Triple Yogurt Threat
So all of a sudden three new yogurt places opened nearby. For years we only had Tast-T-D-Lite and that was that. But I never really liked Tast-T-D-Lite. I never trusted their stats and something is weirdly thick about the frozen goop they serve. Plus, the kids working there are always too stoned or something. Now there's three (three!) new yogurt places to choose from! Pop! Pop! Pop! They opened up. One is Yogo Monster, second is Red Mango, and the third one I haven't been to yet because it looks way too girlie. I forgot the actual name but the whole place looks like a 80's tampon ad or something. I've ignored it.
The first one I tried was "Yogo Monster". First off, I wasn't happy that their stupid yogurt was like $7.00 (medium with toppings) but it was pretty tasty and they have these gummy rice cakey nuggets and alot of fresh fruit. Toppingwise it was fun. I like the blueberry flavor and according to my punch card I've been there four times. Three more punches and I get a free one! I guess I'm ok with Yogo Monster but somehow the place feels weirdly haunted. Like it was built in a haunted space and the ghosts are mad. (Cold spots and stuff). The atmosphere makes me feel like some thing is whispering in my ear for me to get the hell outta there...
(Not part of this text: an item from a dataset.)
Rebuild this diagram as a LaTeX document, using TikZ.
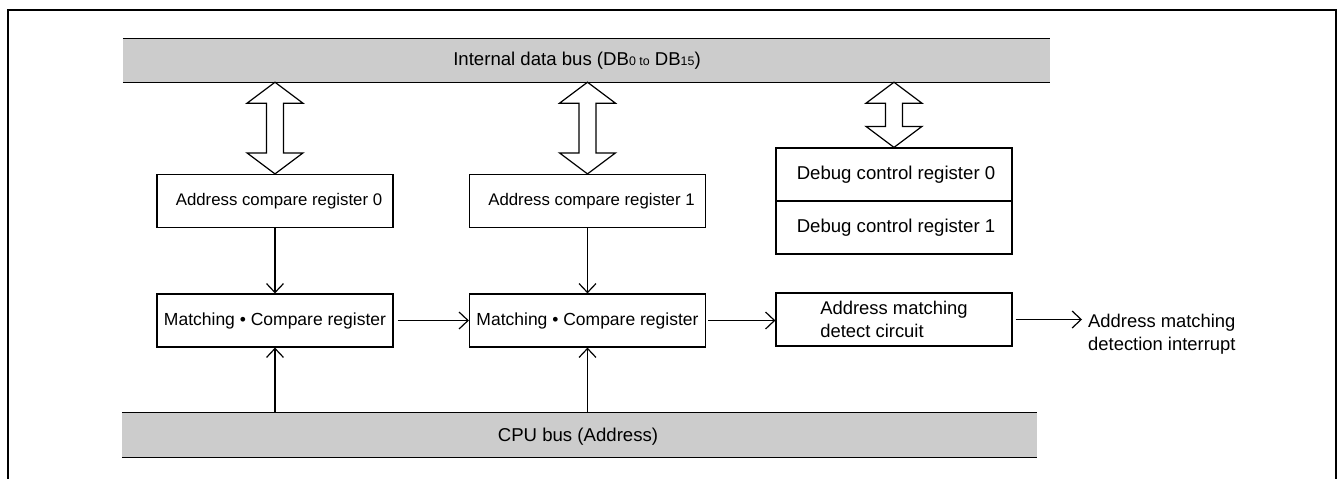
\documentclass[tikz,border=0pt]{standalone}
\usepackage{fontspec}
\setmainfont{Liberation Sans}
\usetikzlibrary{arrows.meta,calc}
\definecolor{busgray}{RGB}{204,204,204}
\newcommand\smtxt[1]{{\fontsize{12.4}{14}\selectfont #1}}
\newcommand\dblarrow[2]{%
  \draw[dbl] (#1) -- ($(#1)+(28,21)$) -- ($(#1)+(8.5,21)$) -- ($(#2)+(8.5,-21)$)
    -- ($(#2)+(28,-21)$) -- (#2) -- ($(#2)+(-28,-21)$) -- ($(#2)+(-8.5,-21)$)
    -- ($(#1)+(-8.5,21)$) -- ($(#1)+(-28,21)$) -- cycle;}
\begin{document}
\begin{tikzpicture}[x=1pt,y=-1pt,
  box/.style={draw,line width=1.2pt,minimum width=236pt,minimum height=53pt,inner sep=0pt,
    font=\fontsize{16.8}{21}\selectfont},
  bus/.style={fill=busgray,inner sep=0pt},
  busline/.style={line width=1.3pt},
  conn/.style={line width=1.2pt,-{Straight Barb[length=9pt,width=17pt,line width=1.2pt]}},
  dbl/.style={draw,line width=1.2pt,fill=white,line join=miter},
  buslabel/.style={font=\fontsize{18.6}{22}\selectfont,inner sep=0pt},
  plain/.style={font=\fontsize{18.4}{23}\selectfont,inner sep=0pt,align=left}
]
\useasboundingbox (0,0) rectangle (1339,479);
% frame
\draw[line width=1.5pt] (8,479) -- (8,10) -- (1336,10) -- (1336,479);

% buses
\node[bus,minimum width=927pt,minimum height=43pt] (ibus) at (586.5,60.5) {};
\draw[busline] (ibus.north west) -- (ibus.north east) (ibus.south west) -- (ibus.south east);
\node[buslabel] (ibustxt) at (577,61) {Internal data bus (DB\smtxt{0 to} DB\smtxt{15})};

\node[bus,minimum width=915pt,minimum height=44pt] (cbus) at (579.5,435) {};
\draw[busline] (cbus.north west) -- (cbus.north east) (cbus.south west) -- (cbus.south east);
\node[buslabel] (cbustxt) at (578,437) {CPU bus (Address)};

% boxes
\node[box] (acr0) at (275,201) {\hspace*{8pt}Address compare register 0};
\node[box] (acr1) at (587.5,201) {\hspace*{8pt}Address compare register 1};
\node[box,font=\fontsize{18.6}{22}\selectfont] (dbg0) at (894,174.5) {\hspace*{4pt}Debug control register 0};
\node[box,font=\fontsize{18.6}{22}\selectfont] (dbg1) at (894,227.5) {\hspace*{4pt}Debug control register 1};
\node[box,font=\fontsize{17.5}{21}\selectfont] (mcr0) at (275,320.5) {Matching \textbullet{} Compare register};
\node[box,font=\fontsize{17.5}{21}\selectfont] (mcr1) at (587.5,320.5) {Matching \textbullet{} Compare register};
\node[box,align=left,font=\fontsize{18.4}{23}\selectfont] (amdc) at (894,319.5) {Address matching\\detect circuit};
\node[plain,anchor=west] (intr) at (1088,334) {Address matching\\detection interrupt};

% double arrows
\coordinate (t1) at (ibus.south -| acr0.north);
\coordinate (t2) at (ibus.south -| acr1.north);
\coordinate (t3) at (ibus.south -| dbg0.north);
\dblarrow{t1}{acr0.north}
\dblarrow{t2}{acr1.north}
\dblarrow{t3}{dbg0.north}

% connectors
\draw[conn] (acr0.south) -- (mcr0.north);
\draw[conn] (acr1.south) -- (mcr1.north);
\draw[conn] (cbus.north -| mcr0.south) -- (mcr0.south);
\draw[conn] (cbus.north -| mcr1.south) -- (mcr1.south);
\draw[conn,shorten <=4pt] (mcr0.east) -- (mcr1.west);
\draw[conn,shorten <=2pt] (mcr1.east) -- (mcr1.east -| amdc.west);
\coordinate (intrin) at (amdc.east -| intr.west);
\draw[conn,shorten <=3pt,shorten >=6pt] (amdc.east) -- (intrin);
\end{tikzpicture}
\end{document}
Then Red Mango opened. I had to give it a try and was happy to stop supporting the haunted yogurt shop. Red Mango looked pretty similar to Yogo Monster except it had... more of a red thing going... and more mango themed... or something. Not haunted either. Topping-wise they had the same rice cakey things too! The yogurt was pretty much the same as Yogo ... but I'll never go back to Red Mango! Here's why. The nice girl behind the counter did up my cup of yogurt from the machine. Then weighed it on a scale. Then she added my rice cake toppings. Then weighed it again. Then she added my strawberries. And weighed it again! I was like, "Are you kidding? You just opened and your manager is all concerned with the friggin pennies already?!" I hate that crap! I fired Red Mango on the spot... Bad call! Pretend you're generous! Especially when you're overcharging!
So two down. One to go. Maybe I'll break down and try the tampon themed barbie yogurt later this week-- but life would have been much easier if they just opened one local yogurt shop... and if they didn't charge $7 for their stupid yogurt!